Sitronics
- Company type: Joint-stock company
- Founded: 1997
- Headquarters: Moscow, Russia
- Revenue: 31,480,000,000 Russian ruble (2012)
- Parent: Sistema
- Website: sitronics.ru

= Sitronics =

Sitronics (Ситро́никс) is a Russian microelectronics company owned by Sistema Holdings. Based in Moscow, its main products are electronics fabs. It has R&D facilities NIIME and Mikron in Zelenograd, and other facilities elsewhere in Eastern Europe.

==History==
Sitronics was founded in 1997 in Zelenograd, initially called Scientific Center. By 2000, the company was a fully vertically-integrated company, organized into three business streams: Telecom Solutions, Information Technologies, and Microelectronic Solutions. The first focused on the production of software and hardware for fixed and mobile communications operators and corporations in the communications services sector, while the second handled consulting, enterprise management systems, system integration, distribution, training, and after-sales services, among others. The third stream specialized in the designing, manufacturing, and sale of microelectronic products such as computer chips and smart cards. Mikron – a division of this third unit – was focused on the development of RFID labels, reportedly producing 50 million tags monthly in 2013, making it Russia's largest producer of the technology.

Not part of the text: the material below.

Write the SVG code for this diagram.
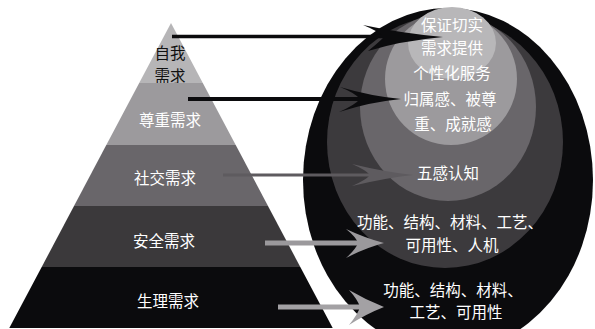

In January 2005, its headquarters was moved to Moscow. By November 2005, the company renamed to Sitrionics. It began an aggressive internationalization strategy based on partnerships with regional and national tech companies including Cisco Systems, STMicroelectronics, Infineon, Giesecke+Devrient, Siemens, Motorola, Oracle, Intel, Sun Microsystems, and Microsoft. On February 7, 2007, the company placed an IPO on the London Stock Exchange. Through a series of acquisitions, it became a leading Russian microelectronics company, earning more than $1 billion in the first three quarters of 2007. Despite losses in 2007, the company remained part of Sistema as it was expanding its product portfolio, bidding for large telecommunications contracts including a $1 billion deal to build a network in Saudi Arabia. The company was delisted from the London Stock Exchange in 2012.

In August 2021, Sitronics acquired a 71.06% stake in the space-tech company Sputnix.

== Operation ==
Sitronics Group is engaged in the digitalization of strategic sectors of the economy, including shipping and marine navigation, the implementation of integrated solutions for smart cities and security, as well as the development of IoT systems and software.

One of the priority activities of Sitronics Group is the production of its own IT equipment. The company has launched mass production of domestically produced servers under its own brand. The company is also creating charging infrastructure for electric vehicles throughout Russia. The company has a modern software platform for monitoring and managing equipment, including charging stations, which have successfully established themselves in the charging services market.

==Telecommunications==
Sitronics launched the first smartphone that featured GLONASS technology in 2010. One of its most important ventures overseas was a joint-venture with ZTE Corporation, holding 51 percent to the latter's 49 percent, enabling the former to migrate its mass manufacturing and production capacity from Europe to Southeast Asia.